Gender and Contemporary Society


Final Exam Study Guide

The final exam for Gender and Contemporary Society is scheduled for Monday, December 16, 11:00 am - 1:00 pm, in ILC 125 (our regular classroom).

The final exam is comprehensive, that is, it covers material from the whole semester. Studying for a comprehensive final gives you the opportunity to review the semester's material, an activity that will make you retain more of what you have studied. This study guide should help make your review productive and effective. Remember that you can view most of the videos we have watched this semester by checking them out from the library.

There will be two final exam review sessions:
    Thu 12 Dec, 1:00-2:00 pm, Econ 104
    Sat 14 Dec, 2:30-3:30 pm, Econ 104
You may attend either or both sessions. DO NOT go to the review expecting to be given answers to possible exam questions. Rather, you should already have begun to think about the exam and should come to the session ready to share your insights and ideas with other students.

The exam will be open note: that is, you may use notes made especially for the exam, NOT all your class notes. You may also use a dictionary, but you may not consult your textbook, articles, or any xeroxes during the exam. You will write your exam in a blue book (any size) using either pen or pencil (think legible).

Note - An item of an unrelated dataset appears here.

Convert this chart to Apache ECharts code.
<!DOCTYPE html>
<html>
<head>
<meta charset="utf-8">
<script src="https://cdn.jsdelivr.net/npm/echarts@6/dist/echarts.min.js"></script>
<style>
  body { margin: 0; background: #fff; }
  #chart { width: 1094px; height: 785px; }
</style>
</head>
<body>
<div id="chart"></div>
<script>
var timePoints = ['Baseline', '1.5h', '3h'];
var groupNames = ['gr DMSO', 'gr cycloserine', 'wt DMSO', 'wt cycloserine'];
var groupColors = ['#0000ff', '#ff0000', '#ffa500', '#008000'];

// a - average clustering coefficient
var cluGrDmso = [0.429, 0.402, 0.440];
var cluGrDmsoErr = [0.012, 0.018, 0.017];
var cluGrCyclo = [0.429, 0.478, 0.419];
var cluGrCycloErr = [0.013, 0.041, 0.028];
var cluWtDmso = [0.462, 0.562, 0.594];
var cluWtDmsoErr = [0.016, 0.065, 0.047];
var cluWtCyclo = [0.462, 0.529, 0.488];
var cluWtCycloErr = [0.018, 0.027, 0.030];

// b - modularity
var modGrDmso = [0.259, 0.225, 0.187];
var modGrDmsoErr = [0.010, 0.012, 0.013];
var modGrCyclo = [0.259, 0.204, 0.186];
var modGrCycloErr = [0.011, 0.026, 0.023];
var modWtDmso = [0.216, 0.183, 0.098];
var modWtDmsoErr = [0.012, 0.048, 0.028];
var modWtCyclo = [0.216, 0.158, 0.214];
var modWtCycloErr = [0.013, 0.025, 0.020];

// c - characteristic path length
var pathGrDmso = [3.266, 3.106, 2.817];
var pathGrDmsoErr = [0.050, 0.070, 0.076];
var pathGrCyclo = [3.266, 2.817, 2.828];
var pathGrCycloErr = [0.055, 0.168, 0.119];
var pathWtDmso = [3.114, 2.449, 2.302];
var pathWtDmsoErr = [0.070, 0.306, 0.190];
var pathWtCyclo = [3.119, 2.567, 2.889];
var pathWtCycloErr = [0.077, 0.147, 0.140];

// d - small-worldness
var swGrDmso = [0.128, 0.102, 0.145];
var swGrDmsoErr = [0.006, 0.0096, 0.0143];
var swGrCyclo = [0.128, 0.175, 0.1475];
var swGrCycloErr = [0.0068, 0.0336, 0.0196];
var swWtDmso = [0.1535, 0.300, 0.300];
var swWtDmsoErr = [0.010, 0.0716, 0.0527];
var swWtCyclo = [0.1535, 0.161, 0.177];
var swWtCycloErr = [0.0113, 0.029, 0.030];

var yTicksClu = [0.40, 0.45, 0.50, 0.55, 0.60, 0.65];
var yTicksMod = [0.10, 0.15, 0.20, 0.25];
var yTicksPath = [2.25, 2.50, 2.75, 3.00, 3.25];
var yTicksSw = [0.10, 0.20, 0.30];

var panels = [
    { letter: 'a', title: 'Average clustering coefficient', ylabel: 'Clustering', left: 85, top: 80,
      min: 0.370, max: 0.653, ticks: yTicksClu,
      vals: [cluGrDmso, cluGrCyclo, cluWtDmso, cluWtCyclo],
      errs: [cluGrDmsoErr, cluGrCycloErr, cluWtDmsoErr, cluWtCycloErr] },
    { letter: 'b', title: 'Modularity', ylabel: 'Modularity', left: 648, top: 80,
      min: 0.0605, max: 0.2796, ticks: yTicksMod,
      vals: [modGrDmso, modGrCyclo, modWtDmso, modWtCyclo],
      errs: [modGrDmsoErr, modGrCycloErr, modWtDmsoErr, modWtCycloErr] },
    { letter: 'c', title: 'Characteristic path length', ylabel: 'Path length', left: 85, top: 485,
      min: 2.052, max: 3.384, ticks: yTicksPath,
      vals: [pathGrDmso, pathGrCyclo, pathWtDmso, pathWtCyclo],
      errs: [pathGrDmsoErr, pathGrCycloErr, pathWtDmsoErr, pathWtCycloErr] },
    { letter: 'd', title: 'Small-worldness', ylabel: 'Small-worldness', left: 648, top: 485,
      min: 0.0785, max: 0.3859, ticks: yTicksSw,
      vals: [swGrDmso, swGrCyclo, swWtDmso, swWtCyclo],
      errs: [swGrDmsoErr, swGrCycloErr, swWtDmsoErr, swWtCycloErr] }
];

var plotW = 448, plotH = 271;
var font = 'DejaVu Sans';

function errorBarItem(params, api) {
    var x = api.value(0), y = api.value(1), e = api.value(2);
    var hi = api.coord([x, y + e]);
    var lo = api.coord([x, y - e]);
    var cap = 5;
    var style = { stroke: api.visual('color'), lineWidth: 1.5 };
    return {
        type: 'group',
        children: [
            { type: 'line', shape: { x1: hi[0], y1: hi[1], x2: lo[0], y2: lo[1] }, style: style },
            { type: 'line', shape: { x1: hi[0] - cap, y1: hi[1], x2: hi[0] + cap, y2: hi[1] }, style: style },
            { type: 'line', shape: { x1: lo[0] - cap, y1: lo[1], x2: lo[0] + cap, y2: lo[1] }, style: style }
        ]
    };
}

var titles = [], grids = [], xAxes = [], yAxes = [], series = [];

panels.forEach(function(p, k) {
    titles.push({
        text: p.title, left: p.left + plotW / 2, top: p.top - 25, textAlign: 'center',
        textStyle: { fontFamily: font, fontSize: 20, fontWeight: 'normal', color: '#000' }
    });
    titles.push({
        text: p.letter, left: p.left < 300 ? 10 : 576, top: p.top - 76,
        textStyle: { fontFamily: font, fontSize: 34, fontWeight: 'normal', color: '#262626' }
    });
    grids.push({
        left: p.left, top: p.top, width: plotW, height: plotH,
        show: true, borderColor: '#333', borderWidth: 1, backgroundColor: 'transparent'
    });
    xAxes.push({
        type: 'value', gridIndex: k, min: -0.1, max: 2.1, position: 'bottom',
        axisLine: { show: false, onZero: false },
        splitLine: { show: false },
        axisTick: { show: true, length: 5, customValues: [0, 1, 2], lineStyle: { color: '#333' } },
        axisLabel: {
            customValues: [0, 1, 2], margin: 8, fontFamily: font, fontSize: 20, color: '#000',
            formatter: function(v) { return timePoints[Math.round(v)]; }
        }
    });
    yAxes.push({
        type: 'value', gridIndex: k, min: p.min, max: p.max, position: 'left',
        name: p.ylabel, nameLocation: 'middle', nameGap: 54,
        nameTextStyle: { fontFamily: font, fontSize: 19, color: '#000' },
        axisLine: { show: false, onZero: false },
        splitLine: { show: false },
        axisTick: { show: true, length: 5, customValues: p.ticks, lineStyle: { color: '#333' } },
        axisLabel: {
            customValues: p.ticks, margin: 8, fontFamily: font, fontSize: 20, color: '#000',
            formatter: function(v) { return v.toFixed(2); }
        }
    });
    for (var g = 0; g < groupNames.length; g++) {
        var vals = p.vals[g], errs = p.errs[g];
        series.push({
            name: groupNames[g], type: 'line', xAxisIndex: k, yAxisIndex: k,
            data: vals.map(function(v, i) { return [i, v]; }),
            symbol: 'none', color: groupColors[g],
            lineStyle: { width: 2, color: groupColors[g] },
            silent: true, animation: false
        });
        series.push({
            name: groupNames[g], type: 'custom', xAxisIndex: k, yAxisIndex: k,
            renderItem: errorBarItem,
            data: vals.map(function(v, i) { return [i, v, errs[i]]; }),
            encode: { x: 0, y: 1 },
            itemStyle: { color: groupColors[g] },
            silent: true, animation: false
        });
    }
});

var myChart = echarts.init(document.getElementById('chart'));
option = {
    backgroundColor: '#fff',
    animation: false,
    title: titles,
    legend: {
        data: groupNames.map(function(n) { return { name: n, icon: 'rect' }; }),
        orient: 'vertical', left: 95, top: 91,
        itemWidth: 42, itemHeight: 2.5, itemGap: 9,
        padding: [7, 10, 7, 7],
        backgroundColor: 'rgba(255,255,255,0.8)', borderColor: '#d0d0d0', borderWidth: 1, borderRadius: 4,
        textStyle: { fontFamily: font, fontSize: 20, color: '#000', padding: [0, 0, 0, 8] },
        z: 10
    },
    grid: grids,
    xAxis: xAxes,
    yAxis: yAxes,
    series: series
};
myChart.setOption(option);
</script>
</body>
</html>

For the exam, you will be given a choice of three essay questions that will ask you to address a theme or various themes of the course listed below. You will answer ONE of those questions. The question may ask you to consider particular articles or videos in your analysis.

Your essay will be graded on its fulfillment of the question's terms, sophistication of thesis; strength of argumentation and organization; effectiveness and appropriateness of illustration from the semester's readings; style; and mechanics. You should expect to take most of the two hours to plan, write, and proof your essay. The final counts 20% of your grade.

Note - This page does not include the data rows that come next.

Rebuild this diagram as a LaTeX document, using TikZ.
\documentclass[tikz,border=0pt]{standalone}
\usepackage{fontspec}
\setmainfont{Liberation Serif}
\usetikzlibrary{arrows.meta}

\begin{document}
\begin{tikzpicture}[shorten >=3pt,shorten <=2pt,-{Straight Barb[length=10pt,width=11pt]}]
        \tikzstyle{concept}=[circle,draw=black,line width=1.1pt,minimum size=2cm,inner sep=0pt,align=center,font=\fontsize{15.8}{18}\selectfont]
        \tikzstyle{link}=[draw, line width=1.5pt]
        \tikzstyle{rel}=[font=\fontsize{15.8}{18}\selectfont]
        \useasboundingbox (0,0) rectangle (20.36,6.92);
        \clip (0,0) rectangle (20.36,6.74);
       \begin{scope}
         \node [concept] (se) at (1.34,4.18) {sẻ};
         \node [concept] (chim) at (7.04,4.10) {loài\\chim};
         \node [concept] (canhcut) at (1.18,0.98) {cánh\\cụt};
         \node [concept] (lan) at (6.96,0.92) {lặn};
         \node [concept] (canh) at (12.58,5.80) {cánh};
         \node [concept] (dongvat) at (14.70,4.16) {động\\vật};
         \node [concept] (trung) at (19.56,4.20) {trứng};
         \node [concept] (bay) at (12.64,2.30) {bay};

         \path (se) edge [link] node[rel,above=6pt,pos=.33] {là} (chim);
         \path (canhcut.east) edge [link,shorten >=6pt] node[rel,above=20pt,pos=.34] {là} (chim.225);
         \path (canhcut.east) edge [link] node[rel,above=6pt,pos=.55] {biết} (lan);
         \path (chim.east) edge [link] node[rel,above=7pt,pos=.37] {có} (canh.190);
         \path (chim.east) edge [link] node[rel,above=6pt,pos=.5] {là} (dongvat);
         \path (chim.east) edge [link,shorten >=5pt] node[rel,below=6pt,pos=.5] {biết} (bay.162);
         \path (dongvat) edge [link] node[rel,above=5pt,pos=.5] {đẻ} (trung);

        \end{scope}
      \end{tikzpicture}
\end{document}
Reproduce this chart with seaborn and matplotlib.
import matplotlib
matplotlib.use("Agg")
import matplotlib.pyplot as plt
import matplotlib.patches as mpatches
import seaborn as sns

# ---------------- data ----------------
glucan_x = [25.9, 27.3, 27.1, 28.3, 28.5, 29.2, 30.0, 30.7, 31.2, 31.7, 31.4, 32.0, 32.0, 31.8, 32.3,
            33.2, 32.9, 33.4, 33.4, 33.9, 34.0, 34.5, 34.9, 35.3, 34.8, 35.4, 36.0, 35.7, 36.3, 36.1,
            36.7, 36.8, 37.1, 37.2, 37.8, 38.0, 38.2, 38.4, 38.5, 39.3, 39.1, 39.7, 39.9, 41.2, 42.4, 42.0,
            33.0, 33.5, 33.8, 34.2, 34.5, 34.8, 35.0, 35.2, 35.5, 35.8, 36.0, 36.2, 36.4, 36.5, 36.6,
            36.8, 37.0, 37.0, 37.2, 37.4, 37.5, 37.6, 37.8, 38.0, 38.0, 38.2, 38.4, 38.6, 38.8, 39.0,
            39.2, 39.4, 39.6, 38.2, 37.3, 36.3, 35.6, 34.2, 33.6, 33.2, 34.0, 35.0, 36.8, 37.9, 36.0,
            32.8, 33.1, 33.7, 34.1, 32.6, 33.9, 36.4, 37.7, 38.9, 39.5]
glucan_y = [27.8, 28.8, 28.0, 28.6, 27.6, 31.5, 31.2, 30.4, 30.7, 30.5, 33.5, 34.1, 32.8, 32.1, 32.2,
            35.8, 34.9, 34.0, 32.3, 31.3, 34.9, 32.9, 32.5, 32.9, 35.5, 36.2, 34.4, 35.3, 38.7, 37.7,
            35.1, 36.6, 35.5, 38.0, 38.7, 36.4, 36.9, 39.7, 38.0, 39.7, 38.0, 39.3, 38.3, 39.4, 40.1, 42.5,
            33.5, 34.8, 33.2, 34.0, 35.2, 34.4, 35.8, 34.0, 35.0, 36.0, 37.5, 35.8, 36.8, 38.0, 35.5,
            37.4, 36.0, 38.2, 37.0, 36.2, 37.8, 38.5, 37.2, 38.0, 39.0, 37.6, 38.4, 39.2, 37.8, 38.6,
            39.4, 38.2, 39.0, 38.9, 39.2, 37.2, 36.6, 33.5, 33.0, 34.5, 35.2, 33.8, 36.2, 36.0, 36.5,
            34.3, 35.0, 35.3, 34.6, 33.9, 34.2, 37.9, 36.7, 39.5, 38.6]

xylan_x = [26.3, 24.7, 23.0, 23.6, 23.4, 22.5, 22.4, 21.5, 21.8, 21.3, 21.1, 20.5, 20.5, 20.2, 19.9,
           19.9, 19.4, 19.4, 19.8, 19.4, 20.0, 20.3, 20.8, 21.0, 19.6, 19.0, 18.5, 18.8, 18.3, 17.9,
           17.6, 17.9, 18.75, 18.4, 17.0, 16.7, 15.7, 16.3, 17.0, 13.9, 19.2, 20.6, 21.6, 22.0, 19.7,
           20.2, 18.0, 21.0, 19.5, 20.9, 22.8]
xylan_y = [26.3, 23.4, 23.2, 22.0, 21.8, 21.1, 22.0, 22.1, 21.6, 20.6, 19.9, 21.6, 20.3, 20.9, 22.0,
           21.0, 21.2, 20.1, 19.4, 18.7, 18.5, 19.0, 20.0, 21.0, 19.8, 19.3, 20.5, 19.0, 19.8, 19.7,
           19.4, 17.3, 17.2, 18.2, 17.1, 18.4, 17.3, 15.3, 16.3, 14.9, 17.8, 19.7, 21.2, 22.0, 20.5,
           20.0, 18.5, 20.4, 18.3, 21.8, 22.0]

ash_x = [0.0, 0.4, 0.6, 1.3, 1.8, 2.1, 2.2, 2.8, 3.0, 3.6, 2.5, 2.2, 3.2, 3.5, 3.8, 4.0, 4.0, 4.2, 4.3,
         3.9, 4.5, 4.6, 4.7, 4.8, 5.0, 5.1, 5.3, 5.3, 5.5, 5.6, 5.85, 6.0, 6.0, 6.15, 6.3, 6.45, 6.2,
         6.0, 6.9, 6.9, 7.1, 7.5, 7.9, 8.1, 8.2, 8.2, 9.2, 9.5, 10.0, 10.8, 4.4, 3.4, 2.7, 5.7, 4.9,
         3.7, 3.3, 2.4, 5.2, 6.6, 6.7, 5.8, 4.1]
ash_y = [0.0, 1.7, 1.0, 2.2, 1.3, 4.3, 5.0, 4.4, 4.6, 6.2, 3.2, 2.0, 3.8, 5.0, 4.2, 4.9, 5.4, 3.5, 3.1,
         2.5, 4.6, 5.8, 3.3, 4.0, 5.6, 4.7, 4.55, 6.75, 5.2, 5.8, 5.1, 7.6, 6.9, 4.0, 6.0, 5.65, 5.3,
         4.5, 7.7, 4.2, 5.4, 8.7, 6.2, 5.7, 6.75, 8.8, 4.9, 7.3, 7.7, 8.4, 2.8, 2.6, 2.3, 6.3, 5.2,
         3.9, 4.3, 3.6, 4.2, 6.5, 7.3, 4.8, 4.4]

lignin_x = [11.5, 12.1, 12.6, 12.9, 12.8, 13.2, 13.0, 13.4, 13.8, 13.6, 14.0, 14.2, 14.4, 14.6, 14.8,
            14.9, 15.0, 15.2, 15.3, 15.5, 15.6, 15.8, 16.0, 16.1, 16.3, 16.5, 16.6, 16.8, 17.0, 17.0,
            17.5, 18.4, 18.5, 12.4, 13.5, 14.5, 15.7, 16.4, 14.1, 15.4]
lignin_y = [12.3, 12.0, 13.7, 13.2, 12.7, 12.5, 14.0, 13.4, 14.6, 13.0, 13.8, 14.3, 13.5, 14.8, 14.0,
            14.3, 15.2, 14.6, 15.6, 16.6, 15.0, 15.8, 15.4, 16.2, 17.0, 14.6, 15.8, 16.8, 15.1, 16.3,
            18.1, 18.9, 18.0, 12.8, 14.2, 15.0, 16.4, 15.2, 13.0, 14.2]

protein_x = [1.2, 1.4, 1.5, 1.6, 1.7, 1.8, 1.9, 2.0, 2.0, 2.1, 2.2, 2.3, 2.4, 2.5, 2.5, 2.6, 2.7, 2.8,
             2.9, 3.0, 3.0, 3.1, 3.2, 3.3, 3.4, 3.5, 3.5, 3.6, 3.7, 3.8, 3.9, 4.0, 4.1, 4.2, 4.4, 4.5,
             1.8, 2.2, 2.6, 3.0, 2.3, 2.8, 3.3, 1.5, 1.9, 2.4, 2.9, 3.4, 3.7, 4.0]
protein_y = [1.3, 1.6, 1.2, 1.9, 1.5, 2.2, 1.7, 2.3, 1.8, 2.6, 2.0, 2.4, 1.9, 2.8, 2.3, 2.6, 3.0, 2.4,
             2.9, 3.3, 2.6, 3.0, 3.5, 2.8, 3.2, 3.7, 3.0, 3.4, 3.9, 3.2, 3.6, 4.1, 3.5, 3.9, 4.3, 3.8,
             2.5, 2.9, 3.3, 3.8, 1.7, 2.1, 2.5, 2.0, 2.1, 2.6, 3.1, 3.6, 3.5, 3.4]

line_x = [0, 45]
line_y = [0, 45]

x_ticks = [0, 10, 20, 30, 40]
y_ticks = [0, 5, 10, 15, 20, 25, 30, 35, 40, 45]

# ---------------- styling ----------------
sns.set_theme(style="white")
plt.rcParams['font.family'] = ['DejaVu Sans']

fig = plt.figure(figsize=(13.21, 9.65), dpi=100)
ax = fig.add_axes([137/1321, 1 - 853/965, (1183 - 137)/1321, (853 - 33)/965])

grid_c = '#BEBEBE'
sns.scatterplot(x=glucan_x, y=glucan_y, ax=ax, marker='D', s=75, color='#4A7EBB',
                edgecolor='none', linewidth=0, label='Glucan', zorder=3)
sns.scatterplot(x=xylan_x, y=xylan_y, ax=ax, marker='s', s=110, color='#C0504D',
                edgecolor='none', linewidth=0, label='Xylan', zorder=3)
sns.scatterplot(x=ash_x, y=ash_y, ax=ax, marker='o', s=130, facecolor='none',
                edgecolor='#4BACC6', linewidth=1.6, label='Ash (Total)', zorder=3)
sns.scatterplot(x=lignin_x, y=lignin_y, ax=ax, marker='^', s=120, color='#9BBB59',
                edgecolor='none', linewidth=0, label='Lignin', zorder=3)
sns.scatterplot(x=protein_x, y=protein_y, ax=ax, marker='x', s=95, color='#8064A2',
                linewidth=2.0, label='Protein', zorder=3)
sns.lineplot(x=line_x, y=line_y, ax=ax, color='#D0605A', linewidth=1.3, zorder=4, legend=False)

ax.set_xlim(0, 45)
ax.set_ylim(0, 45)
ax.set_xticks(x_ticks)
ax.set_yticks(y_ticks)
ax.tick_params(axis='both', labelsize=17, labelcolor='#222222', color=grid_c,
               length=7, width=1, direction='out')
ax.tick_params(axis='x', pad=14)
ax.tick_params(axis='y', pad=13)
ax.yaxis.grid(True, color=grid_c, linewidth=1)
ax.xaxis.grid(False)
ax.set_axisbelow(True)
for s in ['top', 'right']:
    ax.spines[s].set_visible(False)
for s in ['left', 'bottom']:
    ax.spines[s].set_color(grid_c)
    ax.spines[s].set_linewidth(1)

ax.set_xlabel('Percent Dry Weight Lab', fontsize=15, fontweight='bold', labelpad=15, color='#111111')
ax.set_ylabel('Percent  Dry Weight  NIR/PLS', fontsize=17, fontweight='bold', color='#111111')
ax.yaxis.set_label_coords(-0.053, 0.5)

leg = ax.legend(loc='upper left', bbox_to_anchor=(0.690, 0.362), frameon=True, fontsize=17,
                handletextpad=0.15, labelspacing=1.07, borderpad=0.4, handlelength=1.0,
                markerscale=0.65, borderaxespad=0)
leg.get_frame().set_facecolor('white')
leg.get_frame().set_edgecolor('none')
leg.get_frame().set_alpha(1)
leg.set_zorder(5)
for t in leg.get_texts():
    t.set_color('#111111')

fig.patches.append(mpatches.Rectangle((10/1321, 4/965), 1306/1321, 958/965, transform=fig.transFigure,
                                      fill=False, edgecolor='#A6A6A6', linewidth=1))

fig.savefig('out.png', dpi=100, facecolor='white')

As you study, think about the following themes:

1. The relationship between language and gender; how language organizes how we think about women and men; how we assess speech differently depending on the speaker.

2. The relationship between biology, sex, and gender; how the cultural assumptions we all internalize shape our thinking about gender and how cultures are, in turn, dependent on those distinctions; how definitions of gender vary from culture to culture, era to era. The significance of living in a two-gender culture.

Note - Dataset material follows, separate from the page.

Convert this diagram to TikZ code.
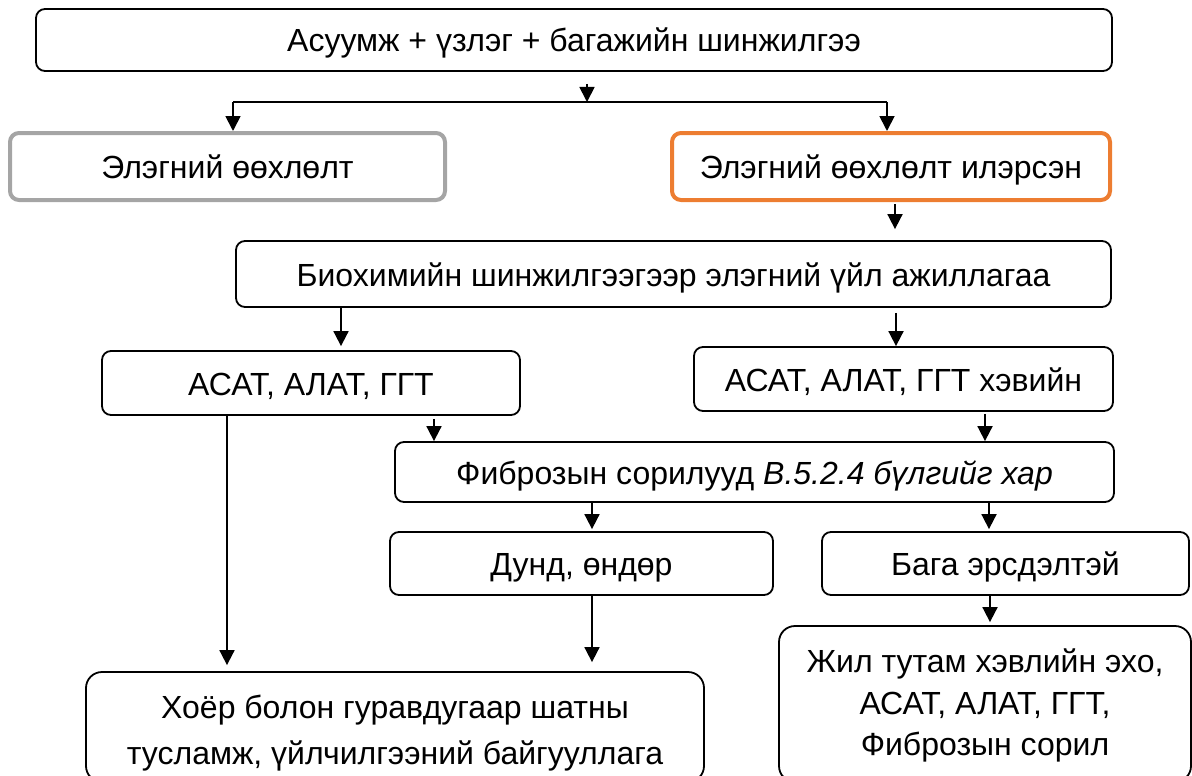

3. How gender shapes labor and work, including the sex industry, the military, the global economy (especially export processing zones, maquiladoras), patterns of immigration, economic theory.

4. Images of gender in the media and popular culture; "education" for gender in the schools and in the media.

5. How family systems and family roles shape and are shaped by our assumptions about gender.

7. Gender and science; gender and medicine; gender and health.

8. How intersections of race, class, and gender shape our selves, our experiences, our opportunities, our limitations, our relationships our society.

9. The performance of gender, whether of hegemonic masculinity or marginalized identities.